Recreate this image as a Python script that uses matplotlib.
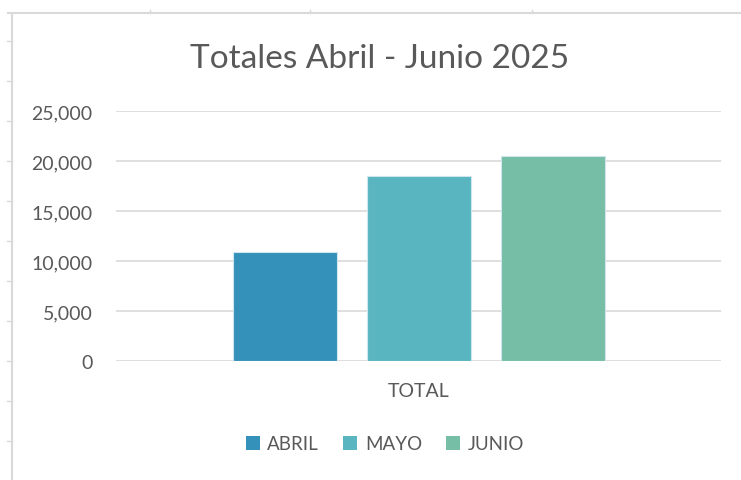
import matplotlib
matplotlib.use("Agg")
import matplotlib.pyplot as plt
from matplotlib.lines import Line2D
from matplotlib.patches import Patch

plt.rcParams['font.family'] = ['Lato', 'DejaVu Sans']

title = "Totales Abril - Junio 2025"
category = ["TOTAL"]
series = ["ABRIL", "MAYO", "JUNIO"]
values = [10870, 18470, 20470]
colors = ["#3492BA", "#59B5C0", "#76BEA6"]
yticks = [0, 5000, 10000, 15000, 20000, 25000]

W, H = 741, 481
fig = plt.figure(figsize=(W / 100, H / 100), dpi=100)
fig.patch.set_facecolor("white")

# spreadsheet frame decoration
grey = "#d9d9d9"
fig.add_artist(Line2D([8 / W, 1], [1 - 14 / H] * 2, color=grey, lw=1.5, transform=fig.transFigure))
fig.add_artist(Line2D([12 / W] * 2, [0, 1 - 14 / H], color=grey, lw=1.5, transform=fig.transFigure))
for x in [150, 310, 532]:
    fig.add_artist(Line2D([x / W] * 2, [1 - 11 / H, 1 - 14 / H], color=grey, lw=1, transform=fig.transFigure))
for y in range(42, 481, 40):
    fig.add_artist(Line2D([7 / W, 12 / W], [1 - y / H] * 2, color=grey, lw=1, transform=fig.transFigure))

left, right = 116 / W, 721 / W
bottom, top = 1 - 362 / H, 1 - 112 / H
ax = fig.add_axes([left, bottom, right - left, top - bottom])

plot_w = 605.0
bw = 104 / plot_w
step = 134 / plot_w
n = len(series)
for i, (s, v, c) in enumerate(zip(series, values, colors)):
    ax.bar(0 + (i - (n - 1) / 2) * step, v, width=bw, color=c, edgecolor="#cfe6ee", linewidth=0.8, label=s, zorder=3)

ax.set_xlim(-0.5, 0.5)
ax.set_ylim(0, 25000)
ax.set_yticks(yticks)
ax.set_yticklabels([f"{t:,}" for t in yticks])
ax.set_xticks([0])
ax.set_xticklabels(category)
ax.tick_params(axis="both", length=0, labelsize=14, colors="#595959")
ax.tick_params(axis="y", pad=17)
ax.tick_params(axis="x", pad=15)
ax.grid(axis="y", color=grey, lw=1.2, zorder=0)
for sp in ax.spines.values():
    sp.set_visible(False)

fig.text(380 / W, 1 - 59 / H, title, ha="center", va="center", fontsize=24, color="#595959")

handles = [Patch(facecolor=c, edgecolor="none", label=s) for s, c in zip(series, colors)]
leg = fig.legend(handles=handles, loc="center", bbox_to_anchor=(385 / W, 1 - 445 / H), ncol=3, frameon=False,
                 fontsize=13.5, handlelength=0.75, handleheight=0.75, handletextpad=0.4, columnspacing=1.3)
for t in leg.get_texts():
    t.set_color("#595959")

fig.savefig("out.png", dpi=100, facecolor="white")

———

What you have to do:
Could you repeat all of the material exactly? Pictures should not be copied.

Full response:
Recreate this image as a Python script that uses matplotlib.
import matplotlib
matplotlib.use("Agg")
import matplotlib.pyplot as plt
from matplotlib.lines import Line2D
from matplotlib.patches import Patch

plt.rcParams['font.family'] = ['Lato', 'DejaVu Sans']

title = "Totales Abril - Junio 2025"
category = ["TOTAL"]
series = ["ABRIL", "MAYO", "JUNIO"]
values = [10870, 18470, 20470]
colors = ["#3492BA", "#59B5C0", "#76BEA6"]
yticks = [0, 5000, 10000, 15000, 20000, 25000]

W, H = 741, 481
fig = plt.figure(figsize=(W / 100, H / 100), dpi=100)
fig.patch.set_facecolor("white")

# spreadsheet frame decoration
grey = "#d9d9d9"
fig.add_artist(Line2D([8 / W, 1], [1 - 14 / H] * 2, color=grey, lw=1.5, transform=fig.transFigure))
fig.add_artist(Line2D([12 / W] * 2, [0, 1 - 14 / H], color=grey, lw=1.5, transform=fig.transFigure))
for x in [150, 310, 532]:
    fig.add_artist(Line2D([x / W] * 2, [1 - 11 / H, 1 - 14 / H], color=grey, lw=1, transform=fig.transFigure))
for y in range(42, 481, 40):
    fig.add_artist(Line2D([7 / W, 12 / W], [1 - y / H] * 2, color=grey, lw=1, transform=fig.transFigure))

left, right = 116 / W, 721 / W
bottom, top = 1 - 362 / H, 1 - 112 / H
ax = fig.add_axes([left, bottom, right - left, top - bottom])

plot_w = 605.0
bw = 104 / plot_w
step = 134 / plot_w
n = len(series)
for i, (s, v, c) in enumerate(zip(series, values, colors)):
    ax.bar(0 + (i - (n - 1) / 2) * step, v, width=bw, color=c, edgecolor="#cfe6ee", linewidth=0.8, label=s, zorder=3)

ax.set_xlim(-0.5, 0.5)
ax.set_ylim(0, 25000)
ax.set_yticks(yticks)
ax.set_yticklabels([f"{t:,}" for t in yticks])
ax.set_xticks([0])
ax.set_xticklabels(category)
ax.tick_params(axis="both", length=0, labelsize=14, colors="#595959")
ax.tick_params(axis="y", pad=17)
ax.tick_params(axis="x", pad=15)
ax.grid(axis="y", color=grey, lw=1.2, zorder=0)
for sp in ax.spines.values():
    sp.set_visible(False)

fig.text(380 / W, 1 - 59 / H, title, ha="center", va="center", fontsize=24, color="#595959")

handles = [Patch(facecolor=c, edgecolor="none", label=s) for s, c in zip(series, colors)]
leg = fig.legend(handles=handles, loc="center", bbox_to_anchor=(385 / W, 1 - 445 / H), ncol=3, frameon=False,
                 fontsize=13.5, handlelength=0.75, handleheight=0.75, handletextpad=0.4, columnspacing=1.3)
for t in leg.get_texts():
    t.set_color("#595959")

fig.savefig("out.png", dpi=100, facecolor="white")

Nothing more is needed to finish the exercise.